Welt und Bild wollen aber offenbar auf Angstmache und Eskalation nicht verzichten. So verweist die Welt auf Informationen der Bild-Zeitung, dass im Verfassungsschutzbericht auch vor "über Sachbeschädigungen hinausreichenden Aktionsformen" militanter Gruppen gewarnt werde. Es gebe in der linksextremistischen Szene mehr "terroristische Ansätze":

Der Geheimdienst schließe Anschläge auf Personen durch die linksextremistische Szene nicht mehr aus. Mögliche Aktionen richteten sich nicht mehr wie bisher gegen Objekte, sondern auch gegen "Handlanger" und "Profiteure" des "Systems". Der Verfassungsschutz beziffert die Zahl der gewaltbereiten Linksextremisten auf rund 6000 Personen.

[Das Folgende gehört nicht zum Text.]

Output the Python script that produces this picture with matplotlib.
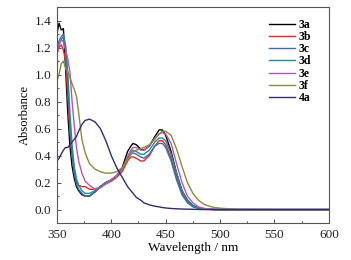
import matplotlib
matplotlib.use('Agg')
import matplotlib.pyplot as plt
from matplotlib.ticker import MultipleLocator

plt.rcParams['font.family'] = ['Liberation Serif', 'DejaVu Serif']

wavelength = [350, 352, 354, 356, 358, 360, 362, 364, 366, 368, 370, 373, 376, 380,
              385, 390, 395, 400, 405, 410, 415, 418, 420, 423, 427, 430, 435, 440,
              444, 447, 450, 455, 460, 465, 470, 475, 480, 485, 490, 495, 500, 510,
              520, 550, 600]

abs_3a = [1.30, 1.38, 1.33, 1.34, 1.05, 0.72, 0.47, 0.32, 0.23, 0.17, 0.14, 0.11, 0.10, 0.10,
          0.13, 0.17, 0.20, 0.22, 0.25, 0.31, 0.43, 0.47, 0.49, 0.48, 0.45, 0.44, 0.47, 0.54,
          0.59, 0.59, 0.55, 0.43, 0.27, 0.14, 0.07, 0.03, 0.012, 0.005, 0.002, 0.001, 0.0, 0.0,
          0.0, 0.0, 0.0]
abs_3b = [1.15, 1.20, 1.22, 1.18, 1.10, 0.85, 0.58, 0.40, 0.28, 0.21, 0.18, 0.17, 0.17, 0.15,
          0.15, 0.17, 0.19, 0.21, 0.24, 0.28, 0.36, 0.39, 0.39, 0.38, 0.36, 0.36, 0.40, 0.47,
          0.51, 0.51, 0.48, 0.38, 0.24, 0.12, 0.06, 0.03, 0.01, 0.005, 0.002, 0.0, 0.0, 0.0,
          0.0, 0.0, 0.0]
abs_3c = [1.20, 1.25, 1.28, 1.30, 1.20, 0.95, 0.62, 0.40, 0.27, 0.19, 0.15, 0.12, 0.10, 0.10,
          0.13, 0.17, 0.20, 0.22, 0.25, 0.30, 0.38, 0.41, 0.42, 0.41, 0.39, 0.38, 0.41, 0.47,
          0.49, 0.49, 0.46, 0.36, 0.22, 0.11, 0.05, 0.02, 0.008, 0.003, 0.001, 0.0, 0.0, 0.0,
          0.0, 0.0, 0.0]
abs_3d = [1.18, 1.22, 1.26, 1.28, 1.22, 1.02, 0.72, 0.48, 0.32, 0.23, 0.18, 0.14, 0.12, 0.12,
          0.14, 0.17, 0.20, 0.22, 0.25, 0.30, 0.39, 0.43, 0.44, 0.43, 0.41, 0.41, 0.44, 0.50,
          0.53, 0.53, 0.51, 0.41, 0.27, 0.14, 0.07, 0.03, 0.01, 0.005, 0.002, 0.0, 0.0, 0.0,
          0.0, 0.0, 0.0]
abs_3e = [1.15, 1.22, 1.26, 1.24, 1.18, 1.12, 1.02, 0.80, 0.62, 0.46, 0.36, 0.27, 0.21, 0.18,
          0.15, 0.16, 0.19, 0.22, 0.25, 0.30, 0.39, 0.44, 0.46, 0.46, 0.44, 0.44, 0.47, 0.53,
          0.56, 0.57, 0.56, 0.49, 0.34, 0.20, 0.10, 0.05, 0.02, 0.01, 0.004, 0.002, 0.001, 0.0,
          0.0, 0.0, 0.0]
abs_3f = [0.95, 1.00, 1.08, 1.10, 1.05, 1.02, 0.98, 0.93, 0.89, 0.84, 0.72, 0.52, 0.42, 0.34,
          0.30, 0.28, 0.27, 0.27, 0.28, 0.31, 0.37, 0.41, 0.43, 0.44, 0.45, 0.46, 0.48, 0.52,
          0.56, 0.58, 0.58, 0.55, 0.45, 0.32, 0.20, 0.12, 0.07, 0.04, 0.025, 0.015, 0.01, 0.005,
          0.002, 0.0, 0.0]
abs_4a = [0.36, 0.38, 0.41, 0.44, 0.46, 0.46, 0.48, 0.50, 0.52, 0.54, 0.58, 0.63, 0.66, 0.67,
          0.65, 0.60, 0.51, 0.40, 0.31, 0.24, 0.17, 0.14, 0.12, 0.09, 0.07, 0.05, 0.035, 0.025,
          0.02, 0.015, 0.012, 0.008, 0.006, 0.004, 0.003, 0.002, 0.001, 0.0, 0.0, 0.0, 0.0, 0.0,
          0.0, 0.0, 0.0]

labels = ['3a', '3b', '3c', '3d', '3e', '3f', '4a']
series = [abs_3a, abs_3b, abs_3c, abs_3d, abs_3e, abs_3f, abs_4a]
colors = ['#000000', '#e8262a', '#3b6cb3', '#1f8f88', '#b455b8', '#8c8a3c', '#2f2d6e']

fig = plt.figure(figsize=(3.51, 2.60), dpi=100)
ax = fig.add_axes([0.162, 0.142, 0.775, 0.831])

for y, lab, c in zip(series, labels, colors):
    ax.plot(wavelength, y, color=c, lw=1.0, label=lab)

ax.set_xlim(350, 600)
ax.set_ylim(-0.1, 1.5)
ax.xaxis.set_major_locator(MultipleLocator(50))
ax.xaxis.set_minor_locator(MultipleLocator(25))
ax.yaxis.set_major_locator(MultipleLocator(0.2))
ax.yaxis.set_minor_locator(MultipleLocator(0.1))
ax.yaxis.set_major_formatter(plt.FormatStrFormatter('%.1f'))
ax.tick_params(which='major', direction='in', length=3, width=0.6, labelsize=9.5,
               colors='#333333', pad=4)
ax.tick_params(which='minor', direction='in', length=1.5, width=0.6, colors='#333333')
ax.tick_params(labelcolor='#222222')
for s in ax.spines.values():
    s.set_color('#555555')
    s.set_linewidth(0.8)

ax.set_xlabel('Wavelength / nm', fontsize=9.5, labelpad=1)
ax.set_ylabel('Absorbance', fontsize=9, labelpad=3)

leg = ax.legend(loc='upper right', bbox_to_anchor=(0.975, 0.995), frameon=False,
                handlelength=2.2, handletextpad=0.35, labelspacing=0.02,
                prop={'size': 8.5, 'weight': 'bold'})

fig.savefig('out.png', dpi=100)
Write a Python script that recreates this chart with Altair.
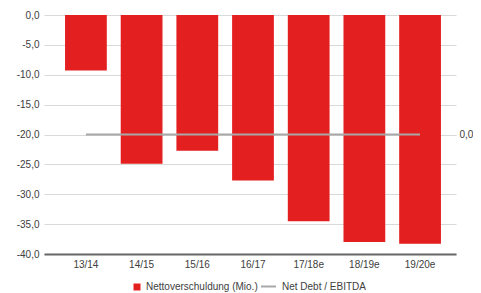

Davon seien 5.500 "Autonome". Die Bild schreibt, allerdings unter dem Titel "Verfassungsschutzbericht warnt vor Anschlägen auf Politiker!" immerhin auch, dass die Zahl der Gewalttaten gegen Ausländer 2006 um 37 Prozent auf 511 Fälle angestiegen ist. Das aber ist tatsächlich begangene Gewalt. Wichtiger aber scheint doch die Möglichkeit zu sein. So schreibt Bild:

Im Klartext: Der Verfassungsschutz schließt Anschläge auf Politiker und Manager nicht mehr aus! In der Szene würden bereits Aktionen gegen "Handlanger und Profiteure des Systems" diskutiert ("Knieschüsse", "Exekutionen").